Bonds with a longer duration, however, have a higher probability of rate change, and so a higher interest rate risk. However, longer durations generally have a lower price value and greater rate of return to account for the added risk. This is known as the maturity risk premium.

Interest rate risk management

There are two common ways of managing interest rate risk: diversification and hedging. Let’s take a look at each risk management strategy.


Trading or investing in bonds will always carry interest rate risk, so opening positions on other asset classes that are less impacted by rate fluctuations can help to add balance to a portfolio.

For example, bond traders could look at stocks, especially defensive stocks that aren’t as affected by the economic cycle. This way, when interest rate risk impacts bond prices, the securities might balance out the loss.

But if a bond trader doesn’t want to branch out beyond the asset class, they could diversify by using a combination of short-term and long-term maturities, or bonds from different geographies.

You can also consider using bond mutual funds and exchange traded funds that invest in a collection of bonds with different maturities rather than an individual asset.

Hedging interest rate risk

Hedging interest rate risk involves opening new positions that are intended to offset or minimise the potential loss. It usually involves trading with derivatives, such as futures, swaps or CFDs.

Hedging interest rate risk with futures

A futures contract is an agreement between two parties to exchange an underlying asset – in this case, a bond – on a set date for a predetermined price. This would mitigate interest rate risk, as regardless of the value of the bond at the time, the asset has to be exchanged under the terms of the contract.

Let’s say you have a bond that’s current value is $1000, but you thought it was going to decline due to an interest rate hike. To lock in the $1000, you enter a futures contract to sell the bond in a month at the current value.

If interest rates did rise, and your bond fell in value to $900, you’d still be able to sell it and realise your $1000.

However, if rates remained unchanged or fell – increasing your bond’s value – you’d still have to sell it on the agreed date for $1000.

Hedging interest rate risk with swaps

An interest rate swap is an agreement between two parties to exchange interest payments on an asset. The most common arrangement is for party A to make party B payments based on a fixed interest rate, while party B will pay party A based on a floating interest rate.

So, if a party believes an interest rate would increase in the coming months, and they are paying interest on a fixed-income security, such as a bond, they can use a swap to essentially ‘lock in’ a floating rate.

This would mean that you’d always get the better interest rate if there were price increases, but at the risk of losing out should the rate decline.

These agreements are over-the-counter transactions and are largely used by banks and institutions, rather than individual investors. However, they have become more popular as a gauge for sentiment toward interest rate changes.

Hedging interest rate risk with CFDs

You can hedge against the interest rate risk to your portfolio by taking a speculative position on interest rates with CFDs. These are derivatives that track the value of an underlying rate and allow you to try and predict whether the rates will go up or down.

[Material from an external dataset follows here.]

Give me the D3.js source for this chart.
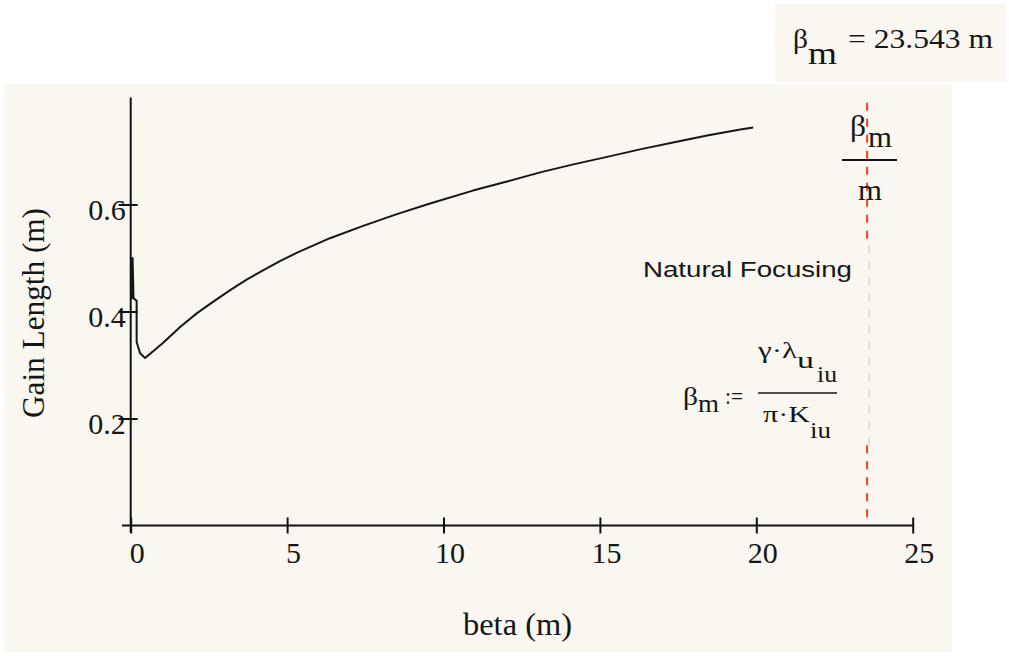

Unlike tactics such as diversification into stocks, there are no other factors that could influence the market price. The only factor to consider is interest rates, so you get 100% exposure to any change made by central banks.

If you thought interest rates would increase – and lower the value of your bond – you could go long on the CFD interest rate market. If rates did increase, the profit on your CFD trade could go some way in offsetting the loss to your bond. However, if you were wrong, you’d have a losing CFD trade minimising the gains to your bond’s increasing value.

Plus, it’s important to note that while hedging interest rate risk, trading on leveraged instruments – such as CFDs – does open you up to other forms of risk. While margin trading enables you to open a position for a small initial deposit, your profit and loss are based on the full market value – magnifying your outcome. This is known as margin risk.